Brussels – Costs, sure, but also benefits, and not insignificant ones. The European Union’s political choice to bring Eastern countries into the EU is decisive and dictated by geopolitical reasons and a Russian conflict in Ukraine that has inevitably reshaped logic and strategies. It also triggered thoughts on what and how the European Union will change. Making early calculations is a policy brief of the Bruegel think tank about Ukraine’s entry into the club. It first points out that “the net cost of Ukraine’s entry into the EU for the current member countries would amount to 136 billion euros at current prices in the period from 2021 to 2027, which is 0.13 percent of EU GDP (Gross Domestic Product) over the same period.”
It may seem like a high figure, but Bruegel calculations show that the overall size of the impact of Ukrainian EU membership on the 2021-2027 Multiannual Financial Framework (MFF) would increase from 1,12 percent of GDP to 1.20 percent in the baseline scenario, which assumes that Ukraine regains its territorial integrity and that the war has no long-term impact on the country’s population or GDP. In addition, most net payers would need to contribute about 0.1 percent more of their GDP to the EU budget. Figures that are certainly not exorbitant.

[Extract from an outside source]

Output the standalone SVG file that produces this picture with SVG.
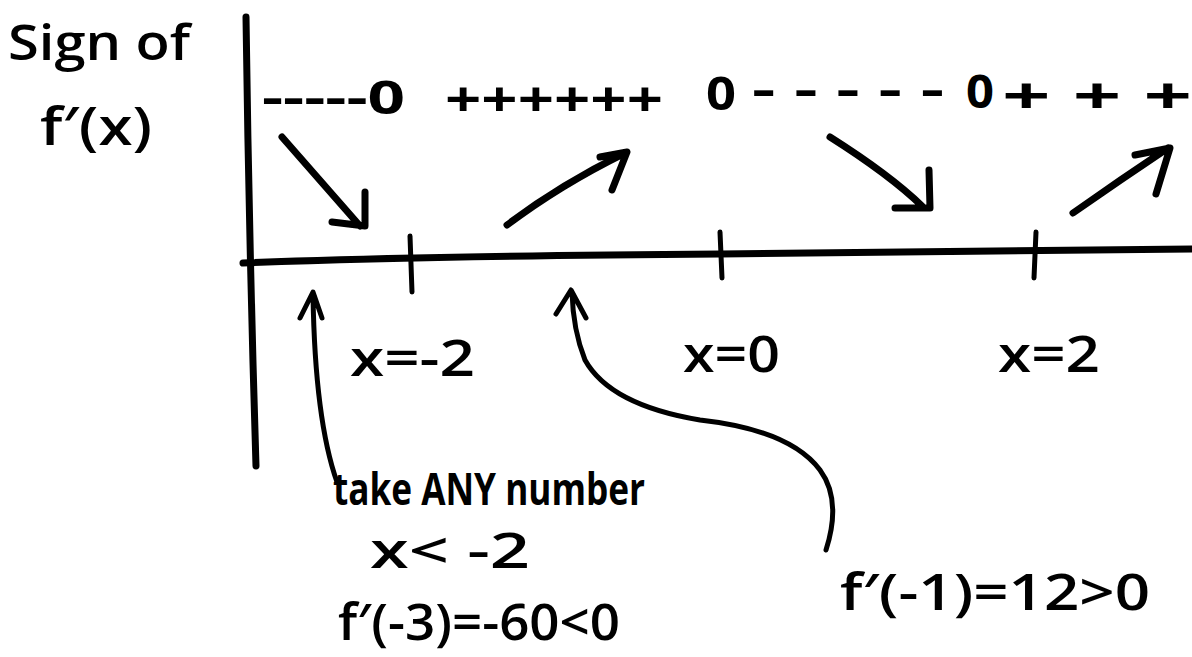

However, this is an estimate and a preliminary one at that. The brief underlines that this is “the baseline scenario.” Having an idea of what Ukraine’s full membership may mean in economic terms is not simple at the moment because there are so many unknowns, foremost the country’s borders. Pre-conflict Ukraine or Ukraine without Donbas?
Change in cohesion policy
What is certain is that the current member states would lose some funding in an expanded Ukraine scenario. Bruegel estimates that the Twenty-Seven countries “would receive €24 billion less in cohesion funding than in the current situation without Ukraine. The reason for this multi-billion loss is that Kyiv’s entry would reduce the EU’s average Gross National Income per capita, which is an indicator of the allocation of funds. The problem is not new, so much so that the EU Commission’s expert group has already warned the Commission that more funds will be needed in the future. For Italy, the Mezzogiorno and funding for Southern regions are at stake; definitely not a small matter.
What Ukraine can achieve
Net of membership in the European Union, Ukraine can have economic returns from its membership. Specifically, according to preliminary calculations, Kyiv would gain €32 billion in cohesion policy payments, 85 billion euros in Common Agricultural Policy (CAP) payments, and 7 billion euros in payments from other EU programs (all numbers are at current prices and refer to the entire 2021-2027 MFF). European public administration spending could increase by €4 billion, while the EU would save about €2 billion on funds currently allocated to its neighbors.
The benefits for the EU
A larger EU with Ukraine in it would certainly be good for Kyiv. But what does the EU gain from this enlargement? According to Bruegel, the integration of Ukrainian workers into the EU labor markets would reduce the dramatic labor shortage in the Union. In addition, the accession would improve the EU’s energy security and could reduce energy costs. Looking at it from a regional perspective, Ukraine’s presence in the Union would stabilize the EU’s eastern neighborhood and increase the EU’s military and security capabilities.